■ **STATED PROBLEM**
Only the pictures are omitted; repeat all other data exactly.

------------

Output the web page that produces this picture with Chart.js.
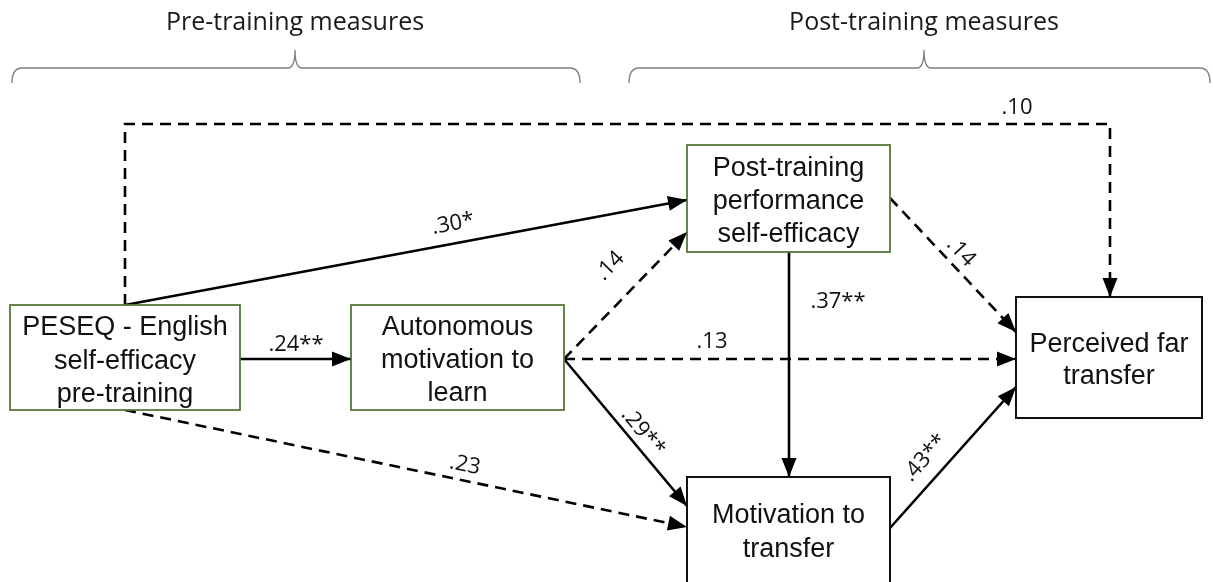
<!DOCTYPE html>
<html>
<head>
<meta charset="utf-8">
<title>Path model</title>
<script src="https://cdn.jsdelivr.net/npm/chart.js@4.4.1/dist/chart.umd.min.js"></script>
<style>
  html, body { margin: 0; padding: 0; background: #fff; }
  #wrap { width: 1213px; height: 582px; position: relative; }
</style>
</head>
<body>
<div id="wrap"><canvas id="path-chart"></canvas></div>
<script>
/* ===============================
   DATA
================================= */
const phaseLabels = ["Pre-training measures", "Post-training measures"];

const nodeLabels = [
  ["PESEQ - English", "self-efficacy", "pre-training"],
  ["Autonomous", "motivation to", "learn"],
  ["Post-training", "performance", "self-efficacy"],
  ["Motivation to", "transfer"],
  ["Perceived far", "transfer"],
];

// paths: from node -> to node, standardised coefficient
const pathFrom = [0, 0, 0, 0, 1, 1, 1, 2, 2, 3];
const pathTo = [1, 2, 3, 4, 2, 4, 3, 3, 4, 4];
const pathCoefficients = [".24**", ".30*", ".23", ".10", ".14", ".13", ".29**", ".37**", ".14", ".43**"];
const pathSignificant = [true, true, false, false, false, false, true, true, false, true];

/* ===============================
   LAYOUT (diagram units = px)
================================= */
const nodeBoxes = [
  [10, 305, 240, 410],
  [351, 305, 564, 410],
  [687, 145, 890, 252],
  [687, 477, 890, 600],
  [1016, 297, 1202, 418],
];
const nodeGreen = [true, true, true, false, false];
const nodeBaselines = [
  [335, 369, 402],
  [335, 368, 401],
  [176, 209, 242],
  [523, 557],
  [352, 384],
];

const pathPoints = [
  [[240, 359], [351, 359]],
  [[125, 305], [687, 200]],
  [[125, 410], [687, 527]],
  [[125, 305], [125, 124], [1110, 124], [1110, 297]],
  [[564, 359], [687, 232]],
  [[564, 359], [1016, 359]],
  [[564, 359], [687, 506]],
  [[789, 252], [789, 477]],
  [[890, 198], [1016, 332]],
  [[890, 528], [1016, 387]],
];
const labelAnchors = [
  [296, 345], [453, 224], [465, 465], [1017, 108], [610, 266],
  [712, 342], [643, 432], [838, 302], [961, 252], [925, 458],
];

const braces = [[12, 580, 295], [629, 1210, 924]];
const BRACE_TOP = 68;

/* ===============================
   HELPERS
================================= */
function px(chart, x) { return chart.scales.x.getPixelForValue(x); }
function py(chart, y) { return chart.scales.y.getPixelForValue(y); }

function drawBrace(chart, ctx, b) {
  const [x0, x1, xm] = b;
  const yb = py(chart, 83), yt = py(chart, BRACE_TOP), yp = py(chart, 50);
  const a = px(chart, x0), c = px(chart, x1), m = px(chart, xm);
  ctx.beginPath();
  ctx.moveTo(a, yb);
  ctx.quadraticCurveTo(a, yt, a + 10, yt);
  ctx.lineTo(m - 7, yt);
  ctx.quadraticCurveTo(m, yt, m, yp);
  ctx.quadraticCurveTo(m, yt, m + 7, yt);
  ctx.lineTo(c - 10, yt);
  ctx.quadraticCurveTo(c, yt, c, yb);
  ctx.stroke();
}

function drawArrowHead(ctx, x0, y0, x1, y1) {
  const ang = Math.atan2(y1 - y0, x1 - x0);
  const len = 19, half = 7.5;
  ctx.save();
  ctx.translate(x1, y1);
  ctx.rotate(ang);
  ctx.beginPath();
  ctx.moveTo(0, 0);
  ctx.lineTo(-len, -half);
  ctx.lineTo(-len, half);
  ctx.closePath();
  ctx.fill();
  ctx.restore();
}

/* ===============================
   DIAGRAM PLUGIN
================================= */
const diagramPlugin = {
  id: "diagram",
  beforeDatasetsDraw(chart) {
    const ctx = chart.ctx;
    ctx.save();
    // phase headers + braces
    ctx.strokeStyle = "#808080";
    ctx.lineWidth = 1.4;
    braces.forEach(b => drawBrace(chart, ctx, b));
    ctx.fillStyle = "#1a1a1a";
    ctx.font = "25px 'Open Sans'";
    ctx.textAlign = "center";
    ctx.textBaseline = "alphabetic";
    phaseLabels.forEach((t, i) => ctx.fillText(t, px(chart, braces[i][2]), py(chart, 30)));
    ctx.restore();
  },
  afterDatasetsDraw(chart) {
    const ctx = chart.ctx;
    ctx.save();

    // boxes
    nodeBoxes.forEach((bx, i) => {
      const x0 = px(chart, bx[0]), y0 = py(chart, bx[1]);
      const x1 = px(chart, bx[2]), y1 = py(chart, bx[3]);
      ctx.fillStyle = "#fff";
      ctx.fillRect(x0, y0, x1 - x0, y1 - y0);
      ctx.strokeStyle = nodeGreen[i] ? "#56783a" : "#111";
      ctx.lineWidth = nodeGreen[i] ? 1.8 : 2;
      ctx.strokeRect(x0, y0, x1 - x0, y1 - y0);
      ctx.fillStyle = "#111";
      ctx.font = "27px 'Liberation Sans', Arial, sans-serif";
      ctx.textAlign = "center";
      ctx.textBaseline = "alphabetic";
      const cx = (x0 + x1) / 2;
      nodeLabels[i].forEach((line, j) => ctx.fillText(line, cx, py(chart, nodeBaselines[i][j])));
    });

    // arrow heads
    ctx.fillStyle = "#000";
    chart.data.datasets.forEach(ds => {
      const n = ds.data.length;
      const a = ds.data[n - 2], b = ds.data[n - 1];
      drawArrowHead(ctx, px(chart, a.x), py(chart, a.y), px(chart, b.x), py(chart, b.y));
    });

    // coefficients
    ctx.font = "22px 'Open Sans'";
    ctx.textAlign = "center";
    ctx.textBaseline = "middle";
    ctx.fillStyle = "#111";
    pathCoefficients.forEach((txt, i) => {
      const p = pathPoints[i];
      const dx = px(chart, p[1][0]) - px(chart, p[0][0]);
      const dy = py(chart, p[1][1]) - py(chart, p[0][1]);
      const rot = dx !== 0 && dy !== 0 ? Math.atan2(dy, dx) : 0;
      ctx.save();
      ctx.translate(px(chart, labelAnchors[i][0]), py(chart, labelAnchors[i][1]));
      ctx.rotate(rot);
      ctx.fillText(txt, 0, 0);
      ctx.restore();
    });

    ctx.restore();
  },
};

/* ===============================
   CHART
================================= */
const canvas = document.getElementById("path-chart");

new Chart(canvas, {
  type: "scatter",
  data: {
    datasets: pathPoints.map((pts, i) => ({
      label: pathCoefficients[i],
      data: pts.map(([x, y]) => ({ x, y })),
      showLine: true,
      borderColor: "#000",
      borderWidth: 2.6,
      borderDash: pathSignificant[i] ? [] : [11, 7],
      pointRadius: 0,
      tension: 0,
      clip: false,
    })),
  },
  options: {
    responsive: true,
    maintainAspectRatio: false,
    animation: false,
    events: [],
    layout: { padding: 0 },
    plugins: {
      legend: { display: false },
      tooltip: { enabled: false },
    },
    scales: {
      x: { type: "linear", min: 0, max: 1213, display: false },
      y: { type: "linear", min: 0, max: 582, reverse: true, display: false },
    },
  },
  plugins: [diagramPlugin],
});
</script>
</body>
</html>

------------

■ **THE COMPLETED TASK**
Output the web page that produces this picture with Chart.js.
<!DOCTYPE html>
<html>
<head>
<meta charset="utf-8">
<title>Path model</title>
<script src="https://cdn.jsdelivr.net/npm/chart.js@4.4.1/dist/chart.umd.min.js"></script>
<style>
  html, body { margin: 0; padding: 0; background: #fff; }
  #wrap { width: 1213px; height: 582px; position: relative; }
</style>
</head>
<body>
<div id="wrap"><canvas id="path-chart"></canvas></div>
<script>
/* ===============================
   DATA
================================= */
const phaseLabels = ["Pre-training measures", "Post-training measures"];

const nodeLabels = [
  ["PESEQ - English", "self-efficacy", "pre-training"],
  ["Autonomous", "motivation to", "learn"],
  ["Post-training", "performance", "self-efficacy"],
  ["Motivation to", "transfer"],
  ["Perceived far", "transfer"],
];

// paths: from node -> to node, standardised coefficient
const pathFrom = [0, 0, 0, 0, 1, 1, 1, 2, 2, 3];
const pathTo = [1, 2, 3, 4, 2, 4, 3, 3, 4, 4];
const pathCoefficients = [".24**", ".30*", ".23", ".10", ".14", ".13", ".29**", ".37**", ".14", ".43**"];
const pathSignificant = [true, true, false, false, false, false, true, true, false, true];

/* ===============================
   LAYOUT (diagram units = px)
================================= */
const nodeBoxes = [
  [10, 305, 240, 410],
  [351, 305, 564, 410],
  [687, 145, 890, 252],
  [687, 477, 890, 600],
  [1016, 297, 1202, 418],
];
const nodeGreen = [true, true, true, false, false];
const nodeBaselines = [
  [335, 369, 402],
  [335, 368, 401],
  [176, 209, 242],
  [523, 557],
  [352, 384],
];

const pathPoints = [
  [[240, 359], [351, 359]],
  [[125, 305], [687, 200]],
  [[125, 410], [687, 527]],
  [[125, 305], [125, 124], [1110, 124], [1110, 297]],
  [[564, 359], [687, 232]],
  [[564, 359], [1016, 359]],
  [[564, 359], [687, 506]],
  [[789, 252], [789, 477]],
  [[890, 198], [1016, 332]],
  [[890, 528], [1016, 387]],
];
const labelAnchors = [
  [296, 345], [453, 224], [465, 465], [1017, 108], [610, 266],
  [712, 342], [643, 432], [838, 302], [961, 252], [925, 458],
];

const braces = [[12, 580, 295], [629, 1210, 924]];
const BRACE_TOP = 68;

/* ===============================
   HELPERS
================================= */
function px(chart, x) { return chart.scales.x.getPixelForValue(x); }
function py(chart, y) { return chart.scales.y.getPixelForValue(y); }

function drawBrace(chart, ctx, b) {
  const [x0, x1, xm] = b;
  const yb = py(chart, 83), yt = py(chart, BRACE_TOP), yp = py(chart, 50);
  const a = px(chart, x0), c = px(chart, x1), m = px(chart, xm);
  ctx.beginPath();
  ctx.moveTo(a, yb);
  ctx.quadraticCurveTo(a, yt, a + 10, yt);
  ctx.lineTo(m - 7, yt);
  ctx.quadraticCurveTo(m, yt, m, yp);
  ctx.quadraticCurveTo(m, yt, m + 7, yt);
  ctx.lineTo(c - 10, yt);
  ctx.quadraticCurveTo(c, yt, c, yb);
  ctx.stroke();
}

function drawArrowHead(ctx, x0, y0, x1, y1) {
  const ang = Math.atan2(y1 - y0, x1 - x0);
  const len = 19, half = 7.5;
  ctx.save();
  ctx.translate(x1, y1);
  ctx.rotate(ang);
  ctx.beginPath();
  ctx.moveTo(0, 0);
  ctx.lineTo(-len, -half);
  ctx.lineTo(-len, half);
  ctx.closePath();
  ctx.fill();
  ctx.restore();
}

/* ===============================
   DIAGRAM PLUGIN
================================= */
const diagramPlugin = {
  id: "diagram",
  beforeDatasetsDraw(chart) {
    const ctx = chart.ctx;
    ctx.save();
    // phase headers + braces
    ctx.strokeStyle = "#808080";
    ctx.lineWidth = 1.4;
    braces.forEach(b => drawBrace(chart, ctx, b));
    ctx.fillStyle = "#1a1a1a";
    ctx.font = "25px 'Open Sans'";
    ctx.textAlign = "center";
    ctx.textBaseline = "alphabetic";
    phaseLabels.forEach((t, i) => ctx.fillText(t, px(chart, braces[i][2]), py(chart, 30)));
    ctx.restore();
  },
  afterDatasetsDraw(chart) {
    const ctx = chart.ctx;
    ctx.save();

    // boxes
    nodeBoxes.forEach((bx, i) => {
      const x0 = px(chart, bx[0]), y0 = py(chart, bx[1]);
      const x1 = px(chart, bx[2]), y1 = py(chart, bx[3]);
      ctx.fillStyle = "#fff";
      ctx.fillRect(x0, y0, x1 - x0, y1 - y0);
      ctx.strokeStyle = nodeGreen[i] ? "#56783a" : "#111";
      ctx.lineWidth = nodeGreen[i] ? 1.8 : 2;
      ctx.strokeRect(x0, y0, x1 - x0, y1 - y0);
      ctx.fillStyle = "#111";
      ctx.font = "27px 'Liberation Sans', Arial, sans-serif";
      ctx.textAlign = "center";
      ctx.textBaseline = "alphabetic";
      const cx = (x0 + x1) / 2;
      nodeLabels[i].forEach((line, j) => ctx.fillText(line, cx, py(chart, nodeBaselines[i][j])));
    });

    // arrow heads
    ctx.fillStyle = "#000";
    chart.data.datasets.forEach(ds => {
      const n = ds.data.length;
      const a = ds.data[n - 2], b = ds.data[n - 1];
      drawArrowHead(ctx, px(chart, a.x), py(chart, a.y), px(chart, b.x), py(chart, b.y));
    });

    // coefficients
    ctx.font = "22px 'Open Sans'";
    ctx.textAlign = "center";
    ctx.textBaseline = "middle";
    ctx.fillStyle = "#111";
    pathCoefficients.forEach((txt, i) => {
      const p = pathPoints[i];
      const dx = px(chart, p[1][0]) - px(chart, p[0][0]);
      const dy = py(chart, p[1][1]) - py(chart, p[0][1]);
      const rot = dx !== 0 && dy !== 0 ? Math.atan2(dy, dx) : 0;
      ctx.save();
      ctx.translate(px(chart, labelAnchors[i][0]), py(chart, labelAnchors[i][1]));
      ctx.rotate(rot);
      ctx.fillText(txt, 0, 0);
      ctx.restore();
    });

    ctx.restore();
  },
};

/* ===============================
   CHART
================================= */
const canvas = document.getElementById("path-chart");

new Chart(canvas, {
  type: "scatter",
  data: {
    datasets: pathPoints.map((pts, i) => ({
      label: pathCoefficients[i],
      data: pts.map(([x, y]) => ({ x, y })),
      showLine: true,
      borderColor: "#000",
      borderWidth: 2.6,
      borderDash: pathSignificant[i] ? [] : [11, 7],
      pointRadius: 0,
      tension: 0,
      clip: false,
    })),
  },
  options: {
    responsive: true,
    maintainAspectRatio: false,
    animation: false,
    events: [],
    layout: { padding: 0 },
    plugins: {
      legend: { display: false },
      tooltip: { enabled: false },
    },
    scales: {
      x: { type: "linear", min: 0, max: 1213, display: false },
      y: { type: "linear", min: 0, max: 582, reverse: true, display: false },
    },
  },
  plugins: [diagramPlugin],
});
</script>
</body>
</html>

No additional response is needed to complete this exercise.